Apesar de serem contabilizados debaixo do mesmo chapéu - o cibercrime -, os ataques recentes às contas de Twitter da TAP e do Bloco de Esquerda pertencem a uma classe diferente de ciberataques. Para Rui Duro, gestor da Check Point Research, estas investidas foram, acima de tudo, uma busca por “visibilidade”.

“Provavelmente, a conta do Twitter da TAP não lhes irá permitir roubar dados dos clientes, ou do flytap, ou roubar voos ou milhas. [No passado, hackers já roubaram milhas de algumas companhias áreas e venderam-nas na internet.] Mas, obviamente, para a imagem é muito mau porque eles podem lançar mensagens em nome da empresa e é o nome da empresa que é colocado em causa”, explica.

Os criminosos terão ganho acesso às contas do Twitter por via de um esquema de phishing – quando alguém recebe um email de origem desconhecida e clica, por distração, num link. Nestes casos, os ataques nem são “grande coisa tecnologicamente, mas uma coisa simples: uma password de phishing que foi apanhada e alguém foi tentar: vamos lá ver se é a mesma e jackpot”.

Nenhum sistema de cibersegurança é impenetrável e o “elo mais fraco são os utilizadores”, garante Pedro Leite, administrador da S21sec. Neste ponto, todos os especialistas ouvidos pela Renascença estão de acordo. “Mesmo os utilizadores mais instruídos podem ser alvos de cibercrimes como o phishing. Para isso, basta um pequeno lapso.”

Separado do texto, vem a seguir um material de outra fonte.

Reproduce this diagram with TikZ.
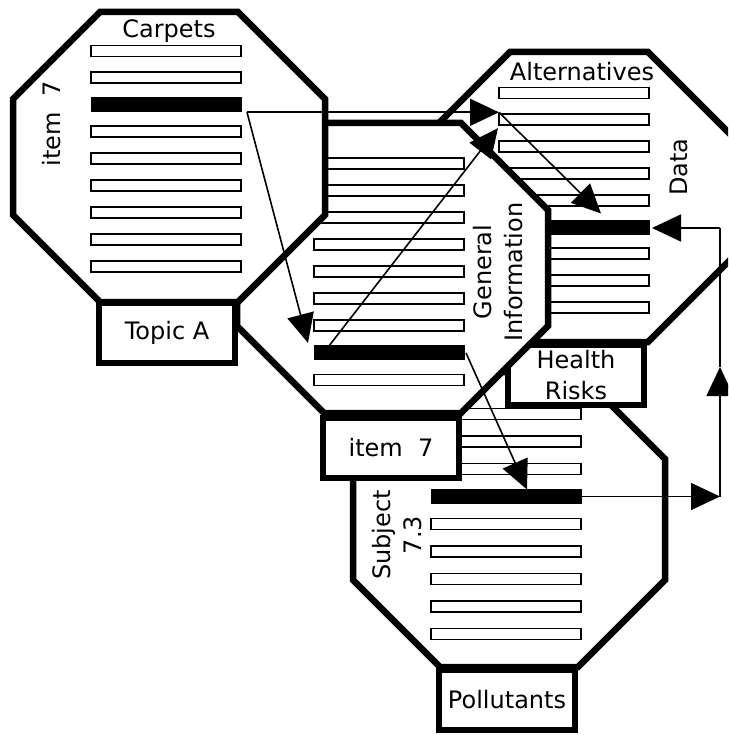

Neste contexto, João Pina defende que “mitigar” é a palavra-chave. “Posso ter uma infraestrutura supersegura, mudar a password a cada três dias. Tenho um funcionário que clica num link qualquer de phishing, e apanham-lhe a password. Pelo menos durante aqueles três dias já fui.”

A Renascença contactou o Bloco de Esquerda e a TAP para saber como haviam recuperado as contas das redes sociais, mas não obteve resposta.